[BEGIN Data extract]

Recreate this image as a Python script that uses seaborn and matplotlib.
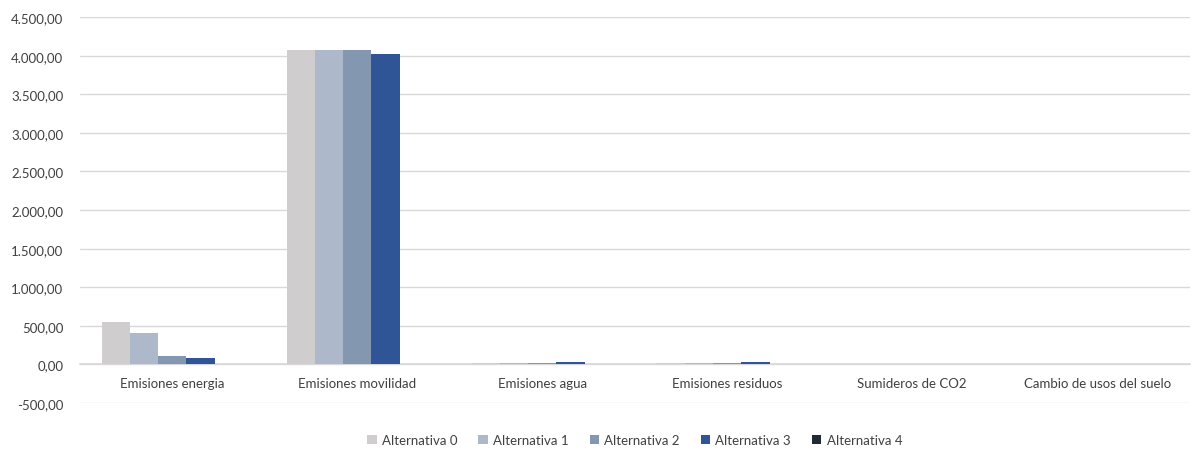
import matplotlib
matplotlib.use("Agg")
import matplotlib.pyplot as plt
import seaborn as sns
import pandas as pd
from matplotlib.ticker import FuncFormatter, MultipleLocator

categories = ["Emisiones energia", "Emisiones movilidad", "Emisiones agua",
              "Emisiones residuos", "Sumideros de CO2", "Cambio de usos del suelo"]
series = ["Alternativa 0", "Alternativa 1", "Alternativa 2", "Alternativa 3", "Alternativa 4"]
alt0 = [552, 4068, 25, 25, 0, 0]
alt1 = [406, 4068, 25, 25, 0, 0]
alt2 = [108, 4068, 25, 25, 0, 0]
alt3 = [87, 4025, 28, 28, 0, 0]
alt4 = [0, 0, 0, 0, 0, 0]
colors = ["#CFCDCD", "#ADB9CA", "#8497B0", "#2F5597", "#222A35"]

rows = []
for s, vals in zip(series, [alt0, alt1, alt2, alt3, alt4]):
    for c, v in zip(categories, vals):
        rows.append({"cat": c, "serie": s, "val": v})
df = pd.DataFrame(rows)

sns.set_theme(style="white")
plt.rcParams["font.family"] = ["Lato", "DejaVu Sans"]

fig = plt.figure(figsize=(11.92, 4.52), dpi=100)
ax = fig.add_axes([0.067, 0.106, 0.931, 0.854])

sns.barplot(data=df, x="cat", y="val", hue="serie", order=categories,
            hue_order=series, palette=colors, width=0.765, gap=0,
            saturation=1, ax=ax, errorbar=None, linewidth=0, edgecolor="none",
            zorder=3)

ax.set_ylim(-500, 4500)
ax.set_xlim(-0.5, 5.5)
ax.yaxis.set_major_locator(MultipleLocator(500))

def fmt(v, pos):
    s = f"{v:,.2f}"
    return s.replace(",", "X").replace(".", ",").replace("X", ".")
ax.yaxis.set_major_formatter(FuncFormatter(fmt))

ax.grid(axis="y", color="#D9D9D9", linewidth=1, zorder=0)
ax.set_axisbelow(True)
for sp in ["top", "right", "left"]:
    ax.spines[sp].set_visible(False)
ax.spines["bottom"].set_position(("data", 0))
ax.spines["bottom"].set_color("#D9D9D9")
ax.spines["bottom"].set_zorder(2)
ax.tick_params(axis="x", length=0, pad=9, labelsize=9.5, labelcolor="#404040")
ax.tick_params(axis="y", length=0, pad=12, labelsize=9.5, labelcolor="#404040")
ax.set_xlabel("")
ax.set_ylabel("")

handles, labels = ax.get_legend_handles_labels()
ax.legend(handles, labels, loc="center", bbox_to_anchor=(0.5, -0.095),
          bbox_transform=ax.transAxes, ncol=5, frameon=False, fontsize=9.5,
          handlelength=0.7, handleheight=0.7, handletextpad=0.4, columnspacing=1.6,
          labelcolor="#404040")
fig.savefig("out.png", dpi=100)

[END Data extract]

What the task asks →
Give again exactly the lines running from the beginning of the material above through the line that contains "from matplotlib.ticker import", and leave out every picture.

Solution to this exercise →
Recreate this image as a Python script that uses seaborn and matplotlib.
import matplotlib
matplotlib.use("Agg")
import matplotlib.pyplot as plt
import seaborn as sns
import pandas as pd
from matplotlib.ticker import FuncFormatter, MultipleLocator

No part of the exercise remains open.